_The task_: Reproduce exactly, with no pictures, each line from the opening of the material down through the line containing "0.123, 0.011, 0.040]".

_Provided material_:

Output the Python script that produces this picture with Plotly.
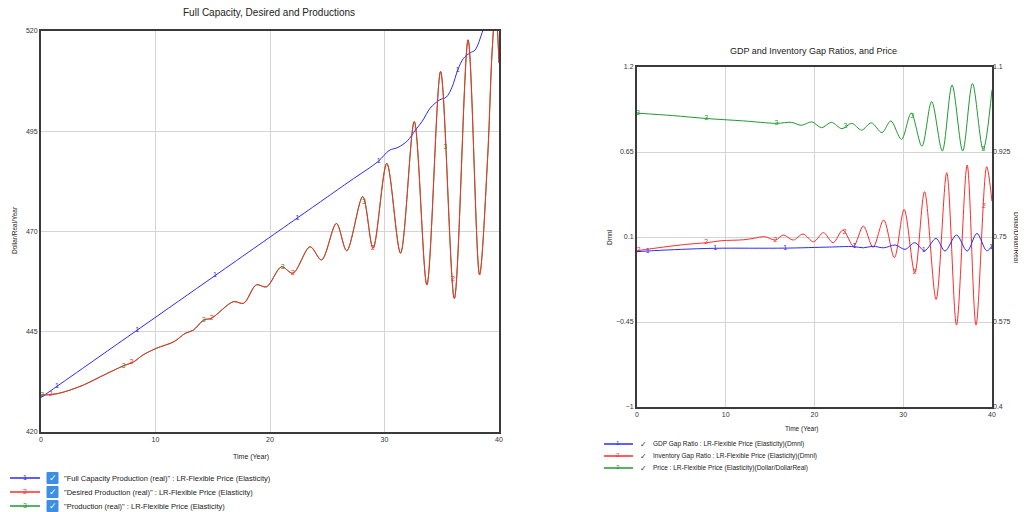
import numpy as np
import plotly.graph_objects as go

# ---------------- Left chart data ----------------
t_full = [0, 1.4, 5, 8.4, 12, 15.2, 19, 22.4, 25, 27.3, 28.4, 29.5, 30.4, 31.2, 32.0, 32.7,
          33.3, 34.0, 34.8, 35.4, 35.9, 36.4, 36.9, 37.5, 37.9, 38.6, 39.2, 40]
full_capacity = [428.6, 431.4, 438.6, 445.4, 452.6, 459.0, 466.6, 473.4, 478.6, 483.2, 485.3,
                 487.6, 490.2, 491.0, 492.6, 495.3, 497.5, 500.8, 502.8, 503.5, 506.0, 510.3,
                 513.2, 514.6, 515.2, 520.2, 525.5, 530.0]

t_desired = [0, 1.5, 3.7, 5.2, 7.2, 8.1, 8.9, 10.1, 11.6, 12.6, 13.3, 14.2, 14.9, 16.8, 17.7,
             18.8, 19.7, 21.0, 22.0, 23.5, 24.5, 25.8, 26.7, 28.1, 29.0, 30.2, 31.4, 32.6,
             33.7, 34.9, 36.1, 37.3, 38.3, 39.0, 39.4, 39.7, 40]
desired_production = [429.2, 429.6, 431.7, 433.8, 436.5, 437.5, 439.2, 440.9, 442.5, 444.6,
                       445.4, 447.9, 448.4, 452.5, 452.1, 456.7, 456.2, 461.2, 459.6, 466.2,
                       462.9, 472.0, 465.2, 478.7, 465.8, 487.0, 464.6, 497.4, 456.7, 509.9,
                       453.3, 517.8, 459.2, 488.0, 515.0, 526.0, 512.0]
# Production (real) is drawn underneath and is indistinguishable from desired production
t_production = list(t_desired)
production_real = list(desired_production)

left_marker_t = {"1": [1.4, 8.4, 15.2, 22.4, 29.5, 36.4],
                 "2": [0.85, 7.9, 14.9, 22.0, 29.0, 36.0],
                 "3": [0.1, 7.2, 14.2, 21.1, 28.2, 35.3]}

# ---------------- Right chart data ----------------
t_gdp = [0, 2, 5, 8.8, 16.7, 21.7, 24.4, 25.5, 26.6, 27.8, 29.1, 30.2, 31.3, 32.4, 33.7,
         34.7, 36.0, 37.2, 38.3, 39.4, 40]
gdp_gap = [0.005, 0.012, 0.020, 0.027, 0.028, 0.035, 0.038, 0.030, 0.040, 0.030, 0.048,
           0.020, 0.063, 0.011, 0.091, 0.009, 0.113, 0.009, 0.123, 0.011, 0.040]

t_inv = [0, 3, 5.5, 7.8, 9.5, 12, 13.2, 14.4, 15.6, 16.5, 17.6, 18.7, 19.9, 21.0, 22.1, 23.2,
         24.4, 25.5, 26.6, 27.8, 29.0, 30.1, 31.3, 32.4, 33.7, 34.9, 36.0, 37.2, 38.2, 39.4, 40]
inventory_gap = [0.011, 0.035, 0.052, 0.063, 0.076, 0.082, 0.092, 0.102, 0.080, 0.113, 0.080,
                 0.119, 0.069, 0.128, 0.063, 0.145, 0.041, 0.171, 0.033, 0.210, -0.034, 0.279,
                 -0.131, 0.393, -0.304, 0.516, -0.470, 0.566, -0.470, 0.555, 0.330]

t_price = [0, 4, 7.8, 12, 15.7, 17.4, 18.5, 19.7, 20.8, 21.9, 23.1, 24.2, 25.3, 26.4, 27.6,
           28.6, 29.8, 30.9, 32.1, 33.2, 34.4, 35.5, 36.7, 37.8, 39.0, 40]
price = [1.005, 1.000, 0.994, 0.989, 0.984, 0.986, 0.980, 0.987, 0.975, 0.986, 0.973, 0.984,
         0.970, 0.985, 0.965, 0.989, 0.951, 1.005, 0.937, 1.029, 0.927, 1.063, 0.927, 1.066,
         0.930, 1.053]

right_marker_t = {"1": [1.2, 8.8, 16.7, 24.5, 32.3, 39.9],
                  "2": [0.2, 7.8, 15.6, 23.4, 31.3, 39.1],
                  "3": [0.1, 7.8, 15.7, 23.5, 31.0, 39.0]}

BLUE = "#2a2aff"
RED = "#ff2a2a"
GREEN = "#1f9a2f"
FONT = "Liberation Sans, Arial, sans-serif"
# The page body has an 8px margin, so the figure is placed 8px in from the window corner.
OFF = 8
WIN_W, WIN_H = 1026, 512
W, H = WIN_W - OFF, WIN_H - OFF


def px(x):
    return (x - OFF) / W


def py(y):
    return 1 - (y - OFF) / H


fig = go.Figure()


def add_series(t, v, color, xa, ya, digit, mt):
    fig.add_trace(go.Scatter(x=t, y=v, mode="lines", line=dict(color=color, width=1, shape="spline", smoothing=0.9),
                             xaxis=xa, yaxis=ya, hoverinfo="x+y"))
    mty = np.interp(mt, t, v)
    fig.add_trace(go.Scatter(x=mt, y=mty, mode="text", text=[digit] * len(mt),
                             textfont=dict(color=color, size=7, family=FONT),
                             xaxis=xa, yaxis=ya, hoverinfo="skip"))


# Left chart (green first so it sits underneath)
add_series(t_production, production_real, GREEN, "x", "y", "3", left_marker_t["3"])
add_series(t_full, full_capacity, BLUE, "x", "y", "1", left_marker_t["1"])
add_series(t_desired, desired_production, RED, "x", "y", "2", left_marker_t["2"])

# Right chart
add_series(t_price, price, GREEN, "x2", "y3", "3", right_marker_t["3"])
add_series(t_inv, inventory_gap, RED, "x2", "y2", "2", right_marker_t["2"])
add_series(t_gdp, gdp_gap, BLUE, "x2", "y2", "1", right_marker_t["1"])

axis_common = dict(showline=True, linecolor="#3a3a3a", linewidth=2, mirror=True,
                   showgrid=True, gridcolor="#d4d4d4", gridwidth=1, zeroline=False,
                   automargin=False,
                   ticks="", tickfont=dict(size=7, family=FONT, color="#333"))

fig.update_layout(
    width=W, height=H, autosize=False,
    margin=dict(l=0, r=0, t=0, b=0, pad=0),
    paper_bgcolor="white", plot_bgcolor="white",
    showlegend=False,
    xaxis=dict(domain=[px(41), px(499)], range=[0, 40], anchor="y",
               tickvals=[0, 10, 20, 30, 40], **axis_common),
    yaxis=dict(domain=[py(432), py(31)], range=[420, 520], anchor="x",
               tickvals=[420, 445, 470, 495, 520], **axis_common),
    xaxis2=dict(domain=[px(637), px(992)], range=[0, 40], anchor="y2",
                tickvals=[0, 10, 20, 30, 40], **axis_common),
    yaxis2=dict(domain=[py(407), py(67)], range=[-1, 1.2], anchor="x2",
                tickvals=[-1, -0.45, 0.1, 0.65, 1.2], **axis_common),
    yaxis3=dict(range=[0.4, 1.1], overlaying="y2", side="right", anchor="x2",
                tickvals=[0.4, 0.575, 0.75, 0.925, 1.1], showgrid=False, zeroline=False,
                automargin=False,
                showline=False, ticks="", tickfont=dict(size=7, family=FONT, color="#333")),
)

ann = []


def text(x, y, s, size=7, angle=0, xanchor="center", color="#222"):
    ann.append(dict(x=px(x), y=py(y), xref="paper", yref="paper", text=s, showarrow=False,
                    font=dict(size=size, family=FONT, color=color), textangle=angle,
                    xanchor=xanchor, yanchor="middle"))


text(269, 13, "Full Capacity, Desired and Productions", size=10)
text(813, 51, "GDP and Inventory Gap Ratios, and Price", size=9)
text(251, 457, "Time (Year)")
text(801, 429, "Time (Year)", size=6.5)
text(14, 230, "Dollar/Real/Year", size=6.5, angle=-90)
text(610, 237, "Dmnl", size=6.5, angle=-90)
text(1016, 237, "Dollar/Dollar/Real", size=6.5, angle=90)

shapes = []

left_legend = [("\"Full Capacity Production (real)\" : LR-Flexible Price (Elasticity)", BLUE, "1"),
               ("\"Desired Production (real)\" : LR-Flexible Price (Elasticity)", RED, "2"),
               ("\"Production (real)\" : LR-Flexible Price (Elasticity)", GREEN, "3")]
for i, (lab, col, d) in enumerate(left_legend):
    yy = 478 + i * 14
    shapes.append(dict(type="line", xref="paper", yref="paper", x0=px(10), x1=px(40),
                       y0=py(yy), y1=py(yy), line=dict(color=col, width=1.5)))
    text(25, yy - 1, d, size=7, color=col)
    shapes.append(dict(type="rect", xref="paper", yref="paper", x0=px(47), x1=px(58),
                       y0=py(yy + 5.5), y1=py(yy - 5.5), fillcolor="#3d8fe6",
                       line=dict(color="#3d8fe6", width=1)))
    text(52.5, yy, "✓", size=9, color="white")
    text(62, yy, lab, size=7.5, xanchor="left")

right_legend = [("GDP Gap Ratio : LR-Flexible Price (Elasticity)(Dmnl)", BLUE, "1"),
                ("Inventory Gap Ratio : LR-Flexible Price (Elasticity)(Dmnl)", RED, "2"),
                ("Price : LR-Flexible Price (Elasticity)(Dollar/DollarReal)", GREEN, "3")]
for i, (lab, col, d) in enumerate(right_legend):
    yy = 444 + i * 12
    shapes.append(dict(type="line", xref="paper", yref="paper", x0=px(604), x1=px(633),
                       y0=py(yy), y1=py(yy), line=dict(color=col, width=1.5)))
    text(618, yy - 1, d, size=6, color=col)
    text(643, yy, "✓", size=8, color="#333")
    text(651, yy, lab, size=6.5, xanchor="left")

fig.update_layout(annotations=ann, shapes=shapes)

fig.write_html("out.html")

_Output for this task_:
Output the Python script that produces this picture with Plotly.
import numpy as np
import plotly.graph_objects as go

# ---------------- Left chart data ----------------
t_full = [0, 1.4, 5, 8.4, 12, 15.2, 19, 22.4, 25, 27.3, 28.4, 29.5, 30.4, 31.2, 32.0, 32.7,
          33.3, 34.0, 34.8, 35.4, 35.9, 36.4, 36.9, 37.5, 37.9, 38.6, 39.2, 40]
full_capacity = [428.6, 431.4, 438.6, 445.4, 452.6, 459.0, 466.6, 473.4, 478.6, 483.2, 485.3,
                 487.6, 490.2, 491.0, 492.6, 495.3, 497.5, 500.8, 502.8, 503.5, 506.0, 510.3,
                 513.2, 514.6, 515.2, 520.2, 525.5, 530.0]

t_desired = [0, 1.5, 3.7, 5.2, 7.2, 8.1, 8.9, 10.1, 11.6, 12.6, 13.3, 14.2, 14.9, 16.8, 17.7,
             18.8, 19.7, 21.0, 22.0, 23.5, 24.5, 25.8, 26.7, 28.1, 29.0, 30.2, 31.4, 32.6,
             33.7, 34.9, 36.1, 37.3, 38.3, 39.0, 39.4, 39.7, 40]
desired_production = [429.2, 429.6, 431.7, 433.8, 436.5, 437.5, 439.2, 440.9, 442.5, 444.6,
                       445.4, 447.9, 448.4, 452.5, 452.1, 456.7, 456.2, 461.2, 459.6, 466.2,
                       462.9, 472.0, 465.2, 478.7, 465.8, 487.0, 464.6, 497.4, 456.7, 509.9,
                       453.3, 517.8, 459.2, 488.0, 515.0, 526.0, 512.0]
# Production (real) is drawn underneath and is indistinguishable from desired production
t_production = list(t_desired)
production_real = list(desired_production)

left_marker_t = {"1": [1.4, 8.4, 15.2, 22.4, 29.5, 36.4],
                 "2": [0.85, 7.9, 14.9, 22.0, 29.0, 36.0],
                 "3": [0.1, 7.2, 14.2, 21.1, 28.2, 35.3]}

# ---------------- Right chart data ----------------
t_gdp = [0, 2, 5, 8.8, 16.7, 21.7, 24.4, 25.5, 26.6, 27.8, 29.1, 30.2, 31.3, 32.4, 33.7,
         34.7, 36.0, 37.2, 38.3, 39.4, 40]
gdp_gap = [0.005, 0.012, 0.020, 0.027, 0.028, 0.035, 0.038, 0.030, 0.040, 0.030, 0.048,
           0.020, 0.063, 0.011, 0.091, 0.009, 0.113, 0.009, 0.123, 0.011, 0.040]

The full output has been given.